Yes, this is all said in hindsight. Obviously, if I had known that quadrupling the outlay would only increase performance by 10%, perhaps I would not have travelled that road. I may have just spent that money on some more exotic vacations. ;^)
Philosophical, or possibly a rhetorical question.....definitely a question with no absolute answer.
08-20-14: Knghifi
Unless your methodology is throwing darts at recommended list with your eyes closed, no way a $25K is 90% to a $125K rig IMO.

Remember, one mans 10% is another man's 1000%. I'm not a member of the "this gear blows that gear out of the water", or "this cable makes that cable sound broken" clubs.

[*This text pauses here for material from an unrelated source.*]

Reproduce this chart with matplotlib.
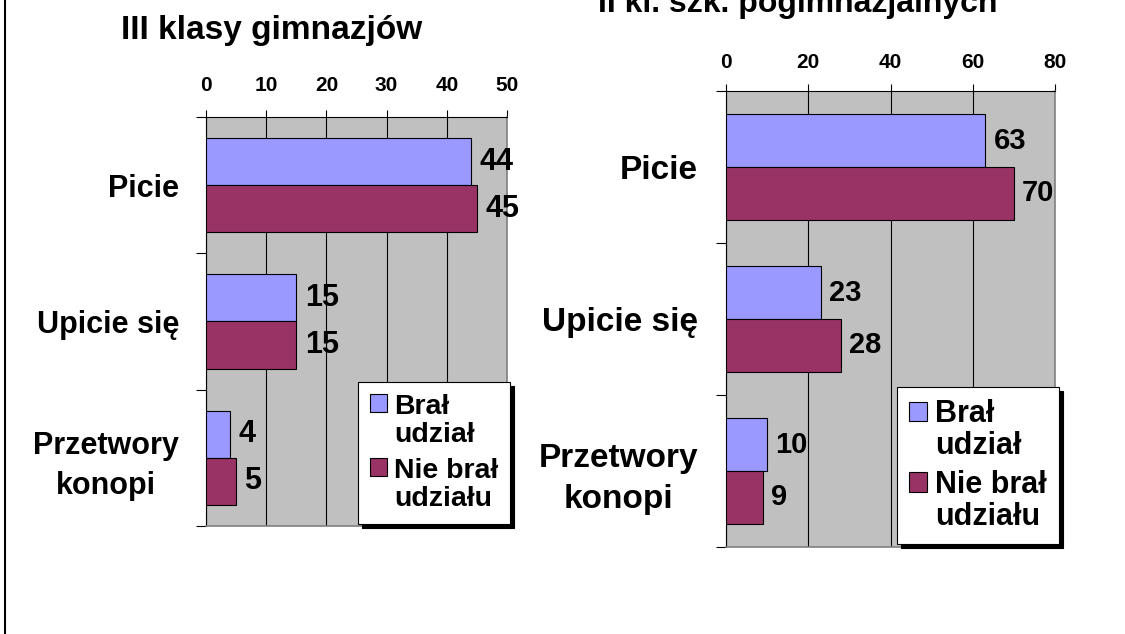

There are many in this hobby who love to over-react, and overstate gains, been there, done that. Until you have been up and down the mountain you cannot judge it's full scale. It always looks big when you are simply climbing.

Just curious, can you list the major components of your $25K and $125K rigs? I have an open mind ... maybe I can replace my $100K+ with a $25K rig and get 85%?

Sorry, that seems like too much work, and I'm not looking to damn any products. Let's say the old big rig (circa 2008-2009?) was 17% speakers, 24% electronics (including phono stage), 18% analog front end, 6% digital (more of an analog guy, still am), other 35% was cables, power cords, power conditioning, tweaks and accessories.